The director notes he also had to decide on a point of view about Prospero: “Are you going to take at face value what he says about his powers—that he can bring the dead back to life, that he can make storms? Or do you interpret that in another way? And of course that’s the option we’ve gone for—more as a psychological study, if you like, of what it is to be alive, what is a desert island.”
Another important aspect of the text, Carsen says, “is that the theatre causes us to ask a lot of questions, and Shakespeare teaches us that we don’t have to answer those questions. Somehow it’s enough to ask them. If you try to find explanations for characters like Ariel or Caliban, the explaining can have a reductive effect on the experience.”
And then there is Miranda, the innocent who has never experienced the world of man and on first encountering a group of its residents famously exclaims: “How beauteous mankind is! O brave new world, That has such people in’t.”

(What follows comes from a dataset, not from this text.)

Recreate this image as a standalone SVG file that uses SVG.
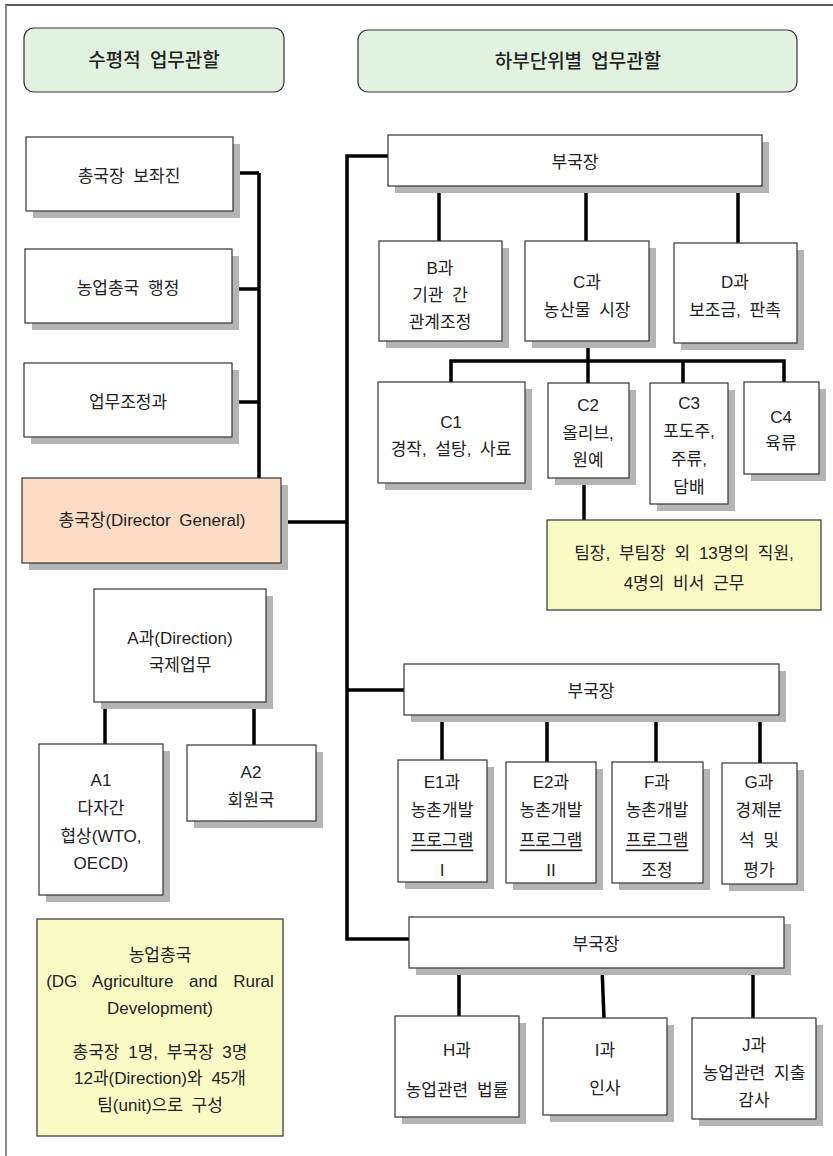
<svg xmlns="http://www.w3.org/2000/svg" width="833" height="1156" viewBox="0 0 833 1156">
<style>
.t{font-family:"Liberation Sans","Noto Sans CJK KR",sans-serif;font-size:17px;fill:#222;text-anchor:middle;dominant-baseline:central;word-spacing:4px}
.h{font-size:19px;font-weight:500}
.b{fill:#fff;stroke:#333;stroke-width:1.2}
.sh{fill:#b4b4b4}
.hd{fill:#e2f2e0;stroke:#333;stroke-width:1.2}
.y{fill:#fafac4;stroke:#333;stroke-width:1.2}
.dg{fill:#fcdcc4;stroke:#333;stroke-width:1.2}
.c{fill:none;stroke:#000;stroke-width:3.5}
.u{text-decoration:underline}
</style>
<rect width="833" height="1156" fill="#fff"/>
<g id="frame">
<line x1="5" y1="5" x2="833" y2="5" stroke="#222" stroke-width="1.5"/>
<line x1="6" y1="5" x2="6" y2="1156" stroke="#888" stroke-width="2"/>
</g>
<g id="connectors">
<path class="c" d="M233,173 H259 M232,289 H259 M232,402 H259 M259,173 V478"/>
<path class="c" d="M281,522 H347 M388,156 H347 V939 H409 M347,690 H404"/>
<path class="c" d="M439,186 V241 M586,186 V241 M738,186 V243"/>
<path class="c" d="M588,341 V383 M451,382 V361 H784 V382 M683,361 V383"/>
<path class="c" d="M584,478 V520"/>
<path class="c" d="M105,702 V744 M254,702 V745"/>
<path class="c" d="M442,715 V760 M547,715 V762 M656,715 V762 M760,715 V763"/>
<path class="c" d="M459,968 V1016 M602,968 L604,1018 M753,968 V1018"/>
</g>
<g id="hdr1"><rect class="hd" x="24" y="28" width="260" height="64" rx="10"/><text class="t h" x="154" y="60">수평적 업무관할</text></g>
<g id="hdr2"><rect class="hd" x="358" y="30" width="439" height="62" rx="10"/><text class="t h" x="578" y="61">하부단위별 업무관할</text></g>
<g id="n1"><rect class="sh" x="33" y="144" width="207" height="74"/><rect class="b" x="26" y="137" width="207" height="74"/><text class="t" x="129" y="176">총국장 보좌진</text></g>
<g id="n2"><rect class="sh" x="32" y="256" width="207" height="74"/><rect class="b" x="25" y="249" width="207" height="74"/><text class="t" x="128" y="288">농업총국 행정</text></g>
<g id="n3"><rect class="sh" x="31" y="370" width="208" height="74"/><rect class="b" x="24" y="363" width="208" height="74"/><text class="t" x="128" y="402">업무조정과</text></g>
<g id="dg"><rect class="sh" x="29" y="485" width="259" height="85"/><rect class="dg" x="22" y="478" width="259" height="85"/><text class="t" x="152" y="520">총국장(Director General)</text></g>
<g id="ba"><rect class="sh" x="395" y="142" width="374" height="51"/><rect class="b" x="388" y="135" width="374" height="51"/><text class="t" x="575" y="162">부국장</text></g>
<g id="B"><rect class="sh" x="386" y="248" width="123" height="100"/><rect class="b" x="379" y="241" width="123" height="100"/><text class="t" x="440" y="268">B과</text><text class="t" x="440" y="295">기관 간</text><text class="t" x="440" y="322">관계조정</text></g>
<g id="C"><rect class="sh" x="532" y="248" width="124" height="100"/><rect class="b" x="525" y="241" width="124" height="100"/><text class="t" x="587" y="282">C과</text><text class="t" x="587" y="310">농산물 시장</text></g>
<g id="D"><rect class="sh" x="681" y="250" width="123" height="100"/><rect class="b" x="674" y="243" width="123" height="100"/><text class="t" x="735" y="282">D과</text><text class="t" x="735" y="310">보조금, 판촉</text></g>
<g id="C1"><rect class="sh" x="385" y="389" width="147" height="101"/><rect class="b" x="378" y="382" width="147" height="101"/><text class="t" x="451" y="422">C1</text><text class="t" x="451" y="449">경작, 설탕, 사료</text></g>
<g id="C2"><rect class="sh" x="555" y="390" width="81" height="95"/><rect class="b" x="548" y="383" width="81" height="95"/><text class="t" x="588" y="405">C2</text><text class="t" x="588" y="433">올리브,</text><text class="t" x="588" y="460">원예</text></g>
<g id="C3"><rect class="sh" x="657" y="390" width="78" height="121"/><rect class="b" x="650" y="383" width="78" height="121"/><text class="t" x="689" y="403">C3</text><text class="t" x="689" y="431">포도주,</text><text class="t" x="689" y="459">주류,</text><text class="t" x="689" y="487">담배</text></g>
<g id="C4"><rect class="sh" x="751" y="389" width="75" height="92"/><rect class="b" x="744" y="382" width="75" height="92"/><text class="t" x="781" y="417">C4</text><text class="t" x="781" y="443">육류</text></g>
<g id="note1"><rect class="y" x="547" y="520" width="274" height="90"/><text class="t" x="684" y="553">팀장, 부팀장 외 13명의 직원,</text><text class="t" x="684" y="583">4명의 비서 근무</text></g>
<g id="A"><rect class="sh" x="101" y="596" width="172" height="113"/><rect class="b" x="94" y="589" width="172" height="113"/><text class="t" x="180" y="638">A과(Direction)</text><text class="t" x="180" y="665">국제업무</text></g>
<g id="A1"><rect class="sh" x="46" y="751" width="124" height="151"/><rect class="b" x="39" y="744" width="124" height="151"/><text class="t" x="101" y="780">A1</text><text class="t" x="101" y="808">다자간</text><text class="t" x="101" y="836">협상(WTO,</text><text class="t" x="101" y="863">OECD)</text></g>
<g id="A2"><rect class="sh" x="194" y="752" width="129" height="76"/><rect class="b" x="187" y="745" width="129" height="76"/><text class="t" x="251" y="772">A2</text><text class="t" x="251" y="800">회원국</text></g>
<g id="bb"><rect class="sh" x="411" y="671" width="375" height="51"/><rect class="b" x="404" y="664" width="375" height="51"/><text class="t" x="591" y="691">부국장</text></g>
<g id="E1"><rect class="sh" x="405" y="767" width="89" height="122"/><rect class="b" x="398" y="760" width="89" height="122"/><text class="t" x="442" y="782">E1과</text><text class="t" x="442" y="810">농촌개발</text><text class="t u" x="442" y="840">프로그램</text><text class="t" x="442" y="870">I</text></g>
<g id="E2"><rect class="sh" x="513" y="769" width="90" height="121"/><rect class="b" x="506" y="762" width="90" height="121"/><text class="t" x="551" y="782">E2과</text><text class="t" x="551" y="810">농촌개발</text><text class="t u" x="551" y="840">프로그램</text><text class="t" x="551" y="870">II</text></g>
<g id="F"><rect class="sh" x="619" y="769" width="91" height="121"/><rect class="b" x="612" y="762" width="91" height="121"/><text class="t" x="657" y="782">F과</text><text class="t" x="657" y="810">농촌개발</text><text class="t u" x="657" y="840">프로그램</text><text class="t" x="657" y="870">조정</text></g>
<g id="G"><rect class="sh" x="729" y="770" width="75" height="121"/><rect class="b" x="722" y="763" width="75" height="121"/><text class="t" x="759" y="782">G과</text><text class="t" x="759" y="810">경제분</text><text class="t" x="759" y="840">석 및</text><text class="t" x="759" y="870">평가</text></g>
<g id="bc"><rect class="sh" x="416" y="924" width="375" height="51"/><rect class="b" x="409" y="917" width="375" height="51"/><text class="t" x="596" y="944">부국장</text></g>
<g id="H"><rect class="sh" x="402" y="1023" width="124" height="101"/><rect class="b" x="395" y="1016" width="124" height="101"/><text class="t" x="457" y="1050">H과</text><text class="t" x="457" y="1090">농업관련 법률</text></g>
<g id="I"><rect class="sh" x="550" y="1025" width="124" height="97"/><rect class="b" x="543" y="1018" width="124" height="97"/><text class="t" x="605" y="1050">I과</text><text class="t" x="605" y="1088">인사</text></g>
<g id="J"><rect class="sh" x="699" y="1025" width="124" height="101"/><rect class="b" x="692" y="1018" width="124" height="101"/><text class="t" x="754" y="1045">J과</text><text class="t" x="754" y="1073">농업관련 지출</text><text class="t" x="754" y="1100">감사</text></g>
<g id="note2"><rect class="y" x="37" y="919" width="246" height="217"/><text class="t" x="160" y="955">농업총국</text><text class="t" x="160" y="981" style="word-spacing:11px">(DG Agriculture and Rural</text><text class="t" x="160" y="1008">Development)</text><text class="t" x="160" y="1052">총국장 1명, 부국장 3명</text><text class="t" x="160" y="1078">12과(Direction)와 45개</text><text class="t" x="160" y="1105">팀(unit)으로 구성</text></g>
</svg>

“The play is also singular in that it’s all men except of course for Miranda. And you have this extraordinary situation of a young girl discovering everything for the first time, and all around her are all these plots, new ones, old ones, and somehow this innocent” sees only good. “In Shakespeare’s plays, when the present becomes unbearable, there is a sense that the future might be better. But very often, he also lets you know that it probably won’t be. Whereas in The Tempest, there is an optimism in this final play—despite the melancholy—that one doesn’t encounter in any other Shakespeare play in a similar way. It’s a wonderful thing.”